L.A. Renter, do you have any specific zip codes in mind? I have a great deal of consolidated data from MelissaData.com that I don't publish, also the median price data from the L.A. Times and DQNews (which tends to be old), but if you are interested in a few particular areas I could perhaps give you my impression of the data I have.

8:53 AM, September 04, 2006  
Blogger bearmaster said...

L.A. Renter, another reason for the slight uptick could be that there is often a flurry of sales at this time of year before the school year really settles in.

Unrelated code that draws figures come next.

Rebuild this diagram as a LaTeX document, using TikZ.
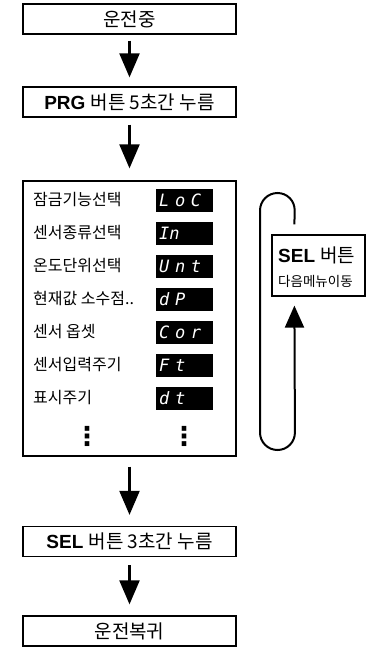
\documentclass[tikz,border=0pt]{standalone}
\usepackage{fontspec}
\setmainfont{Liberation Sans}
\newfontfamily\kr{Noto Sans CJK KR}
\newfontfamily\seg{DejaVu Sans Mono}
\newfontfamily\dv{DejaVu Sans}
\usetikzlibrary{arrows.meta}
\tikzset{
  flowbox/.style={draw, line width=1.3pt, minimum width=213pt, minimum height=30pt, inner sep=0pt, font=\fontsize{19}{21}\selectfont},
  flowarrow/.style={line width=2.2pt, -{Triangle[width=20pt,length=24pt]}},
  rowtext/.style={anchor=west, inner sep=0pt, font=\kr\fontsize{16}{18}\selectfont},
  segbox/.style={anchor=west, fill=black, text=white, minimum width=57pt, minimum height=23pt, text width=51pt, inner sep=3pt, align=left, font=\seg\itshape\fontsize{17}{18}\selectfont},
  dotsnode/.style={inner sep=0pt, font=\dv\bfseries\fontsize{26}{28}\selectfont},
  seltext/.style={anchor=west, inner sep=0pt},
}
\begin{document}
\begin{tikzpicture}[x=1pt,y=-1pt]
\useasboundingbox (0,0) rectangle (374,648);
\node[flowbox] (n1) at (129.5,19) {{\kr 운전중}};
\node[flowbox] (n2) at (129.5,102) {\textbf{PRG} {\kr 버튼 5초간 누름}};
\node[draw, line width=1.3pt, minimum width=213pt, minimum height=275pt, inner sep=0pt] (menu) at (129.5,318.5) {};
\node[flowbox] (n3) at (129.5,541.5) {\textbf{SEL} {\kr 버튼 3초간 누름}};
\node[flowbox] (n4) at (129.5,631) {{\kr 운전복귀}};

\node[rowtext] (r1) at (33,200) {잠금기능선택};
\node[rowtext] (r2) at (33,233) {센서종류선택};
\node[rowtext] (r3) at (33,266) {온도단위선택};
\node[rowtext] (r4) at (33,299) {현재값 소수점..};
\node[rowtext] (r5) at (33,332) {센서 옵셋};
\node[rowtext] (r6) at (33,365) {센서입력주기};
\node[rowtext] (r7) at (33,398) {표시주기};

\node[segbox] (d1) at (156,200) {L o C};
\node[segbox] (d2) at (156,233) {In};
\node[segbox] (d3) at (156,266) {U n t};
\node[segbox] (d4) at (156,299) {d P};
\node[segbox] (d5) at (156,332) {C o r};
\node[segbox] (d6) at (156,365) {F t};
\node[segbox] (d7) at (156,398) {d t};

\node[dotsnode] (v1) at (87,436) {⋮};
\node[dotsnode] (v2) at (184,436) {⋮};

\node[draw, line width=1.2pt, minimum width=93pt, minimum height=61pt, inner sep=0pt] (sel) at (318.5,265.5) {};
\node[seltext, font=\fontsize{19}{21}\selectfont] (selt1) at (278,255) {\textbf{SEL} {\kr 버튼}};
\node[seltext, font=\kr\fontsize{13.5}{15}\selectfont] (selt2) at (278,281) {다음메뉴이동};

\draw[flowarrow, shorten <=6pt, shorten >=9pt] (n1) -- (n2);
\draw[flowarrow, shorten <=7pt, shorten >=12pt] (n2) -- (menu);
\draw[flowarrow, shorten <=10pt, shorten >=11pt] (menu) -- (n3);
\draw[flowarrow, shorten <=8pt, shorten >=11pt] (n3) -- (n4);

\coordinate (ls) at ([xshift=23pt,yshift=10pt]sel.north west);
\coordinate (le) at ([xshift=23pt,yshift=-9pt]sel.south west);
\draw[line width=2pt, rounded corners=17.5pt, -{Triangle[width=19pt,length=22pt]}]
  (ls) -- (295,193) -- (260,193) -- (260,450) -- (295,450) -- (le);
\end{tikzpicture}
\end{document}
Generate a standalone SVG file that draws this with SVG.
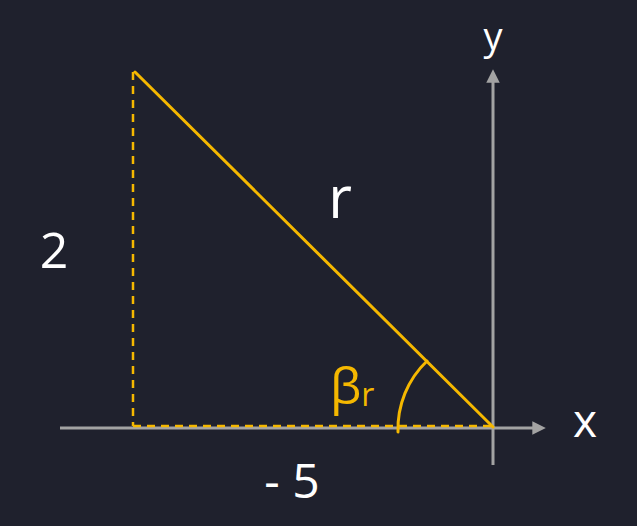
<svg xmlns="http://www.w3.org/2000/svg" width="637" height="526" viewBox="0 0 637 526">
<defs>
<style>
.axis{stroke:#a3a3a3;stroke-width:3;fill:none}
.yel{stroke:#f5b800;stroke-width:3;fill:none;stroke-linecap:round}
.dash{stroke:#f5b800;stroke-width:2.5;fill:none;stroke-dasharray:8 6}
.lbl{font-family:"Open Sans","Liberation Sans",sans-serif;fill:#ffffff;font-weight:400}
.ylbl{font-family:"Open Sans","Liberation Sans",sans-serif;fill:#f5b800;font-weight:400}
</style>
<marker id="arr" viewBox="0 0 10 10" refX="2" refY="5" markerWidth="4.5" markerHeight="4.5" orient="auto" markerUnits="strokeWidth">
<path d="M0,0 L10,5 L0,10 z" fill="#a3a3a3"/>
</marker>
</defs>
<rect width="637" height="526" fill="#1f212d"/>
<g id="connectors">
<line class="axis" x1="60" y1="428" x2="535" y2="428" marker-end="url(#arr)"/>
<line class="axis" x1="493" y1="465" x2="493" y2="80" marker-end="url(#arr)"/>
<line class="dash" x1="133" y1="72" x2="133" y2="426"/>
<line class="dash" x1="133" y1="426" x2="492" y2="426"/>
<line class="yel" x1="135" y1="72" x2="493" y2="427"/>
<path class="yel" d="M427,361 A94,94 0 0 0 398,432"/>
</g>
<g id="label-y"><text class="lbl" x="493" y="50" font-size="38" text-anchor="middle">y</text></g>
<g id="label-x"><text class="lbl" x="585" y="437" font-size="46" text-anchor="middle">x</text></g>
<g id="label-r"><text class="lbl" x="340" y="218" font-size="58" text-anchor="middle">r</text></g>
<g id="label-2"><text class="lbl" x="54" y="268" font-size="50" text-anchor="middle">2</text></g>
<g id="label-m5"><text class="lbl" x="292" y="498" font-size="48" text-anchor="middle">- 5</text></g>
<g id="label-beta"><text class="ylbl" x="330" y="404" font-size="50">β<tspan font-size="32" dy="2">r</tspan></text></g>
</svg>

I've always thought we've had sort of a "head and shoulders" to our market pattern here - uptick in spring, surge in summer, back down in the fall to form a second shoulder, then down and flat over winter. Only this summer we did not get that surge, so instead of that leveling off it looks like we are getting that fall uptick now.

A friend of mine who comes from a family of realtors told me that May-June and September are often the two prime selling seasons, though with school years now starting sooner than the time when I went to school, that could also be affecting the real estate seasons.

9:00 AM, September 04, 2006  
Blogger bearmaster said...

There's a blurb in the L.A. Times about Manhattan Beach as the "sandbox to the stars". Apparently Jeff Garcia of the Philadelphia Eagles has purchased a $2.8 million home in M.B.

This is the reason why I don't chart average prices. A few top-end sales like this make the average price (and the market) look superficially healthy, when underneath there can be something else going on.